Part III is concerned with logical cultures and subcultures and the various factors that may promote or obstruct the occurrence of critical discussions within them. JOHNSON, in his study of dialectical fields stresses that it is not enough to be rational or reasonable: one also has to show that one is indeed so disposed, otherwise a cultural climate of discussion may yet fail. DU PREEZ shows how to classify different logical cultures or climates and how they transform one into the other. FINOCCHIARO analyses Mosca’s idea that logic is democracy’s worst enemy. This is bad weather already, but in SMIT’s paper we get some real logical storms as he investigates the logical or pseudo- logical instruments for the legitimation of terror. VAN BENTHEM VAN DEN BERGH discusses two particularly important obstacles to public debate: the blame-oriented way of thinking and the myth of innate characteristics of human groups. Finally, VAN BENDEGEM shows that the realm of mathematics is not quite the sanctuary some take it to be.

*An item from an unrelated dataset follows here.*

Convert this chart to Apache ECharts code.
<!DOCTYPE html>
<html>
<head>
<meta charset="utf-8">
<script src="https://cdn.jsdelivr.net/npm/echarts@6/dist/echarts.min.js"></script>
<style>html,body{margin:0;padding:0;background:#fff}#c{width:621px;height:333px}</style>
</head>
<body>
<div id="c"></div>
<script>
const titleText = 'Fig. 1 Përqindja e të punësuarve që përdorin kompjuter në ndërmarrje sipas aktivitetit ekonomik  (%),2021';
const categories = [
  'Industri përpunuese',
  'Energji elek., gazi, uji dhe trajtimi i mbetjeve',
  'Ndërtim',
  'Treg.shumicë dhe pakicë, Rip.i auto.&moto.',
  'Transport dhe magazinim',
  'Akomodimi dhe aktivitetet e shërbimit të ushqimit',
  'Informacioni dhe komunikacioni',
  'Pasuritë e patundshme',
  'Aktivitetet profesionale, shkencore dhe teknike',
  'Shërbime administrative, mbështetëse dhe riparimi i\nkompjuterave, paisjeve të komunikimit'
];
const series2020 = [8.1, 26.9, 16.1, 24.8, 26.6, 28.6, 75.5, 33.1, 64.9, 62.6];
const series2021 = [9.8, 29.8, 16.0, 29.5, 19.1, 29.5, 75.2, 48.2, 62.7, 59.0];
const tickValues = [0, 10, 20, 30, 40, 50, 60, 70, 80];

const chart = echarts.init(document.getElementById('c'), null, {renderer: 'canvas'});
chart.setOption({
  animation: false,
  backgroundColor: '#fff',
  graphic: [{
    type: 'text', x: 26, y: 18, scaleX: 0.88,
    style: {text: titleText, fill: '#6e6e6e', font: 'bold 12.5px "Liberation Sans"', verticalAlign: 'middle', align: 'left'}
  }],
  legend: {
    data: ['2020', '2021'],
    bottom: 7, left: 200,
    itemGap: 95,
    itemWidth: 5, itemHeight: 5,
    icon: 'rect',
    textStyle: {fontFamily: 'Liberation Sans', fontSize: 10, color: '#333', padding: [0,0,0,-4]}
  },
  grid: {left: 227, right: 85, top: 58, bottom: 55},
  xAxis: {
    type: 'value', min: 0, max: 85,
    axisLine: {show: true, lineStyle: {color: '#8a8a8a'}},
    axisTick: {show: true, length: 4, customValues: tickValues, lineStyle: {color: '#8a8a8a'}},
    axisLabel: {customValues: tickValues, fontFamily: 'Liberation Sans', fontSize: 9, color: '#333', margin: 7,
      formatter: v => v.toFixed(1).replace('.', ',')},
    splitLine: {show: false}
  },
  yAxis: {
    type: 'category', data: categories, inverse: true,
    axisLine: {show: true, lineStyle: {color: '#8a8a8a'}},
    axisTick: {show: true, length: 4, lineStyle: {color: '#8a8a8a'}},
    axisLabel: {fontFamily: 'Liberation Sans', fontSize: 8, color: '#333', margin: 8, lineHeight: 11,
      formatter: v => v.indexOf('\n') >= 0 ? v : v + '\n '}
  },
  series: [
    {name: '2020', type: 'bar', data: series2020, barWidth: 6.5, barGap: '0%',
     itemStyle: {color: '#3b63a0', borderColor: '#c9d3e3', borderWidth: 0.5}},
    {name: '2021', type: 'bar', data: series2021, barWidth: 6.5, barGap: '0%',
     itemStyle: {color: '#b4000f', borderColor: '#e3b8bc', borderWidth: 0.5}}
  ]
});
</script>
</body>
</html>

Part IV can be seen as a continuation of Part III, but now the particular theme is the disempowerment of women. The paper by SONGE-MALLER shows how the exclusion of the feminine is already at work in the earliest conceptualization of being: the poem of Parmenides. Skipping a number of centuries, DALITZ turns to woman’s place according to Hobbes’ theory of agreement and points out a circularity in the reasoning. SCHRÖDER analyzes Weininger’s ‘Geschlecht und Charakter’, and shows it to be a disgusting piece of hate literature, the sale of which should be outlawed. The volume is concluded by Radcliffe RICHARD’s devastating criticism of traditional arguments for the assignment of separate spheres to the sexes.
As may be grasped from this survey, empirical logic faces an immense research domain and an equally immense field of application. Consequently, this collection of essays is intended for a large readership of researchers: teachers, advanced students, and other people interested in philosophy (not only philosophy of argumentation but also epistemology, feminist philosophy, as well as the history of philosophy), or in applied linguistics (speech communication and composition, rhetoric, discourse analysis), or in social and political science. The book is further meant to comprise the essential materials for a graduate, or perhaps a senior, course in empirical logic. Such a course could be part of various programs.
The editors wish to express their gratitude to Professor John North, who acted as their adviser on various delicate matters, and to John and Marion North for their invaluable help with English language problems in a number of papers. We are also grateful for the support offered by the Department of Philosophy of Groningen University. This support made it possible to prepare camera ready copy, a job undertaken by Ronald Hunneman, and at a later stage by Allard M. Tamminga. We wish to thank them here for the enormous amount of strenuous work they put into this project. These essays were written in honour of Else M. Barth, whose inspiring contributions have done so much for the present field. She not only vigorously stressed the importance of the empirical logic programme, giving the field its theoretical and methodological underpinnings, she has also contributed paradigmatic studies on special subjects, such as the logic of the articles, modal logic, dialogue logic, homoeological thought, Hegelian and other idealist logic, philosophical roots of sexism, infinitesimals, semantic roles, dialectical fields, epistemology, asymmetry and contradiction, the oligodynamic principle, distributive intelligence, the ontological Master Premiss, logical principles of political philosophies, ethical-political in completeness, etc. The authors and the editors of this volume are grateful to share in this wealth of ideas, that has, in various ways, been immensely profitable to each of them.